**Your instructions**
Your task is to copy the listing exactly, with the pictures left out.

**Data provided**
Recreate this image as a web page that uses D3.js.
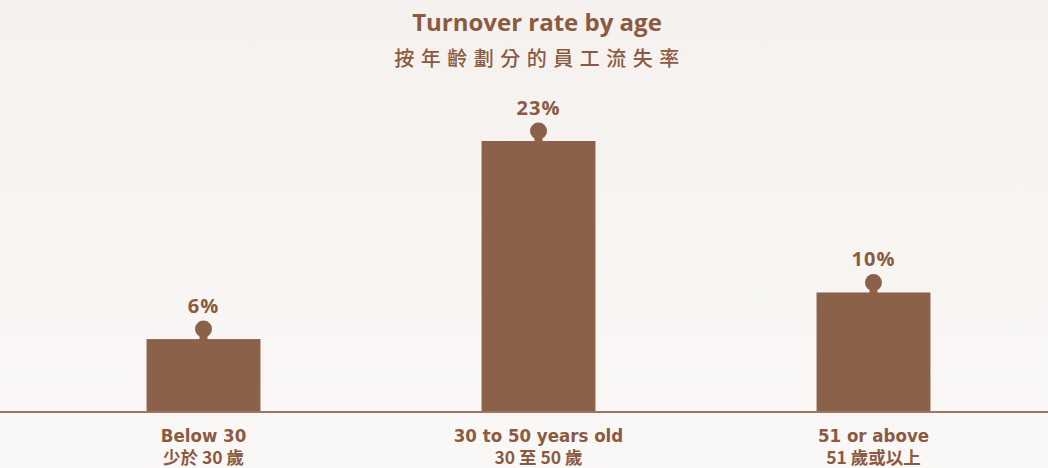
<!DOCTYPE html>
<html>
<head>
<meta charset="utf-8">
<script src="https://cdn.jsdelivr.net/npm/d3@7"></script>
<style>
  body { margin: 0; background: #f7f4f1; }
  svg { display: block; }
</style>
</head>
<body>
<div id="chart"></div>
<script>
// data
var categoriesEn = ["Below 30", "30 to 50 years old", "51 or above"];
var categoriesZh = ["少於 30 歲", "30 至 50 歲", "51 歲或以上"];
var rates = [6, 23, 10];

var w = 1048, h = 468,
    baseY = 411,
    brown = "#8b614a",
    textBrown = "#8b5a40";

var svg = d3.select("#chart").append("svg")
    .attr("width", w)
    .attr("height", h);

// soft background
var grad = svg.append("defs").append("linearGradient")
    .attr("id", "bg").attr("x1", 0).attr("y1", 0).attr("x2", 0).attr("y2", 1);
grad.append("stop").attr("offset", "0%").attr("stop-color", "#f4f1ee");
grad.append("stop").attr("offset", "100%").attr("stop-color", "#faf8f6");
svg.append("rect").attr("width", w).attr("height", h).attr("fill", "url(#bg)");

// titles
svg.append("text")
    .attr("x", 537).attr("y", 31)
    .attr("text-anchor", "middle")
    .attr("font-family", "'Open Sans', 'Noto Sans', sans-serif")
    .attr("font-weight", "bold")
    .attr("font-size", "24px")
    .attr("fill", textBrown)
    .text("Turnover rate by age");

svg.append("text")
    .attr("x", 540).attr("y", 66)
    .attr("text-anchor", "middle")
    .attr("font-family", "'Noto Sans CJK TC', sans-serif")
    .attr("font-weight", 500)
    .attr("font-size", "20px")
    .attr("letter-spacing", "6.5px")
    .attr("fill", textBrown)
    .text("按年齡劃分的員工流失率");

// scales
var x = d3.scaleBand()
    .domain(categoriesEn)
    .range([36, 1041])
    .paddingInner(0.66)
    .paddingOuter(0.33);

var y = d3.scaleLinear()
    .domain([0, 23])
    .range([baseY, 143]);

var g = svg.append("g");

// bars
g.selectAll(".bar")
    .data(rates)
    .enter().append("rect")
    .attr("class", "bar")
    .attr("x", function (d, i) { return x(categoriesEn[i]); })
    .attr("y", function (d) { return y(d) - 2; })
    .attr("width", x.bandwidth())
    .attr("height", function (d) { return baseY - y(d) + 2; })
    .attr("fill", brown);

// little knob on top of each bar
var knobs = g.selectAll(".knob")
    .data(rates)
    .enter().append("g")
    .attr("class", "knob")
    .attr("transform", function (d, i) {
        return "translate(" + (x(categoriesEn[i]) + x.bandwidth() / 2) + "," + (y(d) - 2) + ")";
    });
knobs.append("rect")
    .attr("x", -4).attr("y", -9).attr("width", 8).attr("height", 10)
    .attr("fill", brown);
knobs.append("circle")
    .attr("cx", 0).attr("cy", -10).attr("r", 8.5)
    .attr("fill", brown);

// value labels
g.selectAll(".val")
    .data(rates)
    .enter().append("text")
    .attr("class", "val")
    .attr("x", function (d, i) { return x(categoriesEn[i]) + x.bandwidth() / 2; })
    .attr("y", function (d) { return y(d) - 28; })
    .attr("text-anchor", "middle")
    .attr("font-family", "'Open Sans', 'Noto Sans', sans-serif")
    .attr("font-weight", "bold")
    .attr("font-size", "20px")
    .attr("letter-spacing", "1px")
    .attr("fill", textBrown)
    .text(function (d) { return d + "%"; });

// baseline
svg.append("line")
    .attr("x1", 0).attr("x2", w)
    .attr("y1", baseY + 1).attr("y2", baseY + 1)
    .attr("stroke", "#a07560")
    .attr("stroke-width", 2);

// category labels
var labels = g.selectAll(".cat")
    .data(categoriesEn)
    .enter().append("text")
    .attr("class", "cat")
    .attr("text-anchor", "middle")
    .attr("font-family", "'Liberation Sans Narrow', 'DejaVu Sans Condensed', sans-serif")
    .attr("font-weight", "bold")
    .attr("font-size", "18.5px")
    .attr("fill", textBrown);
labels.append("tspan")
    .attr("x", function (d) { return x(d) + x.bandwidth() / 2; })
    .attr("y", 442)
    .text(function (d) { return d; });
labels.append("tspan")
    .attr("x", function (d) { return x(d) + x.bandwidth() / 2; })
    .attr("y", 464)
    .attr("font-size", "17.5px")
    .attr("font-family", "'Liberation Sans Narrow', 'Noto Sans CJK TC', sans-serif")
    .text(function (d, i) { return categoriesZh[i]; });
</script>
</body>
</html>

**Written answer**
Recreate this image as a web page that uses D3.js.
<!DOCTYPE html>
<html>
<head>
<meta charset="utf-8">
<script src="https://cdn.jsdelivr.net/npm/d3@7"></script>
<style>
  body { margin: 0; background: #f7f4f1; }
  svg { display: block; }
</style>
</head>
<body>
<div id="chart"></div>
<script>
// data
var categoriesEn = ["Below 30", "30 to 50 years old", "51 or above"];
var categoriesZh = ["少於 30 歲", "30 至 50 歲", "51 歲或以上"];
var rates = [6, 23, 10];

var w = 1048, h = 468,
    baseY = 411,
    brown = "#8b614a",
    textBrown = "#8b5a40";

var svg = d3.select("#chart").append("svg")
    .attr("width", w)
    .attr("height", h);

// soft background
var grad = svg.append("defs").append("linearGradient")
    .attr("id", "bg").attr("x1", 0).attr("y1", 0).attr("x2", 0).attr("y2", 1);
grad.append("stop").attr("offset", "0%").attr("stop-color", "#f4f1ee");
grad.append("stop").attr("offset", "100%").attr("stop-color", "#faf8f6");
svg.append("rect").attr("width", w).attr("height", h).attr("fill", "url(#bg)");

// titles
svg.append("text")
    .attr("x", 537).attr("y", 31)
    .attr("text-anchor", "middle")
    .attr("font-family", "'Open Sans', 'Noto Sans', sans-serif")
    .attr("font-weight", "bold")
    .attr("font-size", "24px")
    .attr("fill", textBrown)
    .text("Turnover rate by age");

svg.append("text")
    .attr("x", 540).attr("y", 66)
    .attr("text-anchor", "middle")
    .attr("font-family", "'Noto Sans CJK TC', sans-serif")
    .attr("font-weight", 500)
    .attr("font-size", "20px")
    .attr("letter-spacing", "6.5px")
    .attr("fill", textBrown)
    .text("按年齡劃分的員工流失率");

// scales
var x = d3.scaleBand()
    .domain(categoriesEn)
    .range([36, 1041])
    .paddingInner(0.66)
    .paddingOuter(0.33);

var y = d3.scaleLinear()
    .domain([0, 23])
    .range([baseY, 143]);

var g = svg.append("g");

// bars
g.selectAll(".bar")
    .data(rates)
    .enter().append("rect")
    .attr("class", "bar")
    .attr("x", function (d, i) { return x(categoriesEn[i]); })
    .attr("y", function (d) { return y(d) - 2; })
    .attr("width", x.bandwidth())
    .attr("height", function (d) { return baseY - y(d) + 2; })
    .attr("fill", brown);

// little knob on top of each bar
var knobs = g.selectAll(".knob")
    .data(rates)
    .enter().append("g")
    .attr("class", "knob")
    .attr("transform", function (d, i) {
        return "translate(" + (x(categoriesEn[i]) + x.bandwidth() / 2) + "," + (y(d) - 2) + ")";
    });
knobs.append("rect")
    .attr("x", -4).attr("y", -9).attr("width", 8).attr("height", 10)
    .attr("fill", brown);
knobs.append("circle")
    .attr("cx", 0).attr("cy", -10).attr("r", 8.5)
    .attr("fill", brown);

// value labels
g.selectAll(".val")
    .data(rates)
    .enter().append("text")
    .attr("class", "val")
    .attr("x", function (d, i) { return x(categoriesEn[i]) + x.bandwidth() / 2; })
    .attr("y", function (d) { return y(d) - 28; })
    .attr("text-anchor", "middle")
    .attr("font-family", "'Open Sans', 'Noto Sans', sans-serif")
    .attr("font-weight", "bold")
    .attr("font-size", "20px")
    .attr("letter-spacing", "1px")
    .attr("fill", textBrown)
    .text(function (d) { return d + "%"; });

// baseline
svg.append("line")
    .attr("x1", 0).attr("x2", w)
    .attr("y1", baseY + 1).attr("y2", baseY + 1)
    .attr("stroke", "#a07560")
    .attr("stroke-width", 2);

// category labels
var labels = g.selectAll(".cat")
    .data(categoriesEn)
    .enter().append("text")
    .attr("class", "cat")
    .attr("text-anchor", "middle")
    .attr("font-family", "'Liberation Sans Narrow', 'DejaVu Sans Condensed', sans-serif")
    .attr("font-weight", "bold")
    .attr("font-size", "18.5px")
    .attr("fill", textBrown);
labels.append("tspan")
    .attr("x", function (d) { return x(d) + x.bandwidth() / 2; })
    .attr("y", 442)
    .text(function (d) { return d; });
labels.append("tspan")
    .attr("x", function (d) { return x(d) + x.bandwidth() / 2; })
    .attr("y", 464)
    .attr("font-size", "17.5px")
    .attr("font-family", "'Liberation Sans Narrow', 'Noto Sans CJK TC', sans-serif")
    .text(function (d, i) { return categoriesZh[i]; });
</script>
</body>
</html>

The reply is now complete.